The LAC said that the idea that an employee who happens to go to a doctor who is not trusted by an employer must be subjected to a disciplinary process for using that doctor is troubling and further said that the employer should investigate their suspicions about the contraventions of the standard operating procedures by that doctor.
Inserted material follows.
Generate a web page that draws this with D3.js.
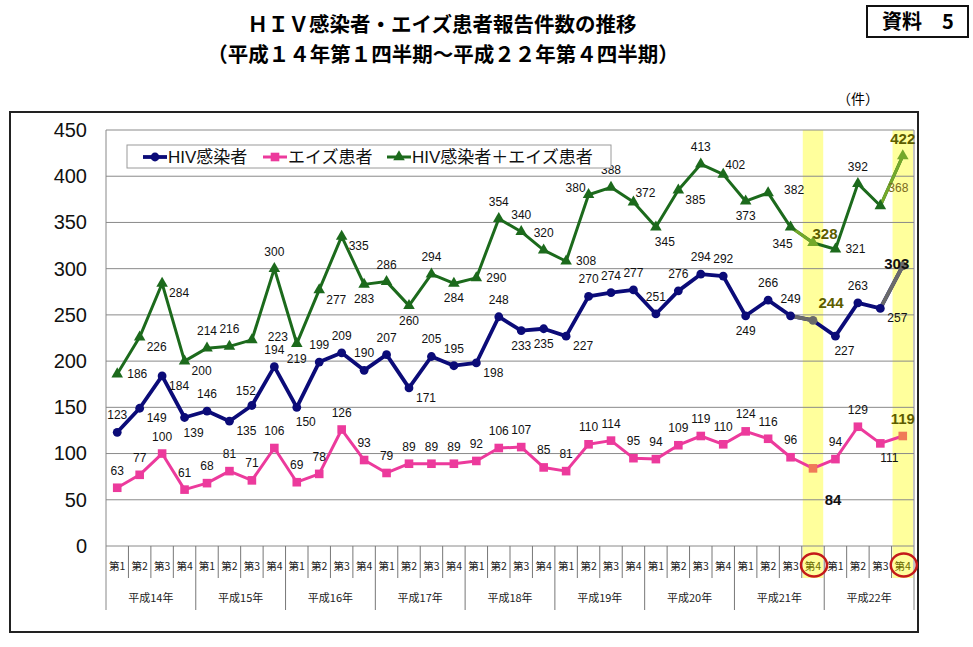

The LAC dismissed the appellant’s case stating that the commissioner considered and correctly rejected the appellant’s witness’ evidence which gave insight of what was happening within Doctor Frempong’s practice. The LAC found that the appellant failed to discharge the onus of establishing that the commissioner committed a misconduct in relation to his duties as an arbitrator, a gross irregularity in the conduct of the arbitration proceedings or exceeded his powers.

CONCLUDING REMARKS

This decision makes the point that an employer cannot simply subject an employee, who submits an untrustworthy or dubious sick note, to a disciplinary hearing, merely due to the employer’s suspicion about that certificate, the doctor or the person issuing the medical certificate.

The employer will have to show that the medical certificate was in fact fraudulent, and that the employee knew that this was the case. The LAC has highlighted that the onus of proving the fraudulent nature of a medical certificate rests on the employer.

It is noteworthy for employers that the LAC did not accept the appellant’s argument regarding Ms Maseko’s alleged dishonesty about her previous sick note from Doctor Frempong’s practice.

Please note: this article is for general public information and use. It is not to be considered or construed as legal advice. Each matter must be dealt with on a case-by-case basis and you should consult an attorney before taking any action contemplated herein.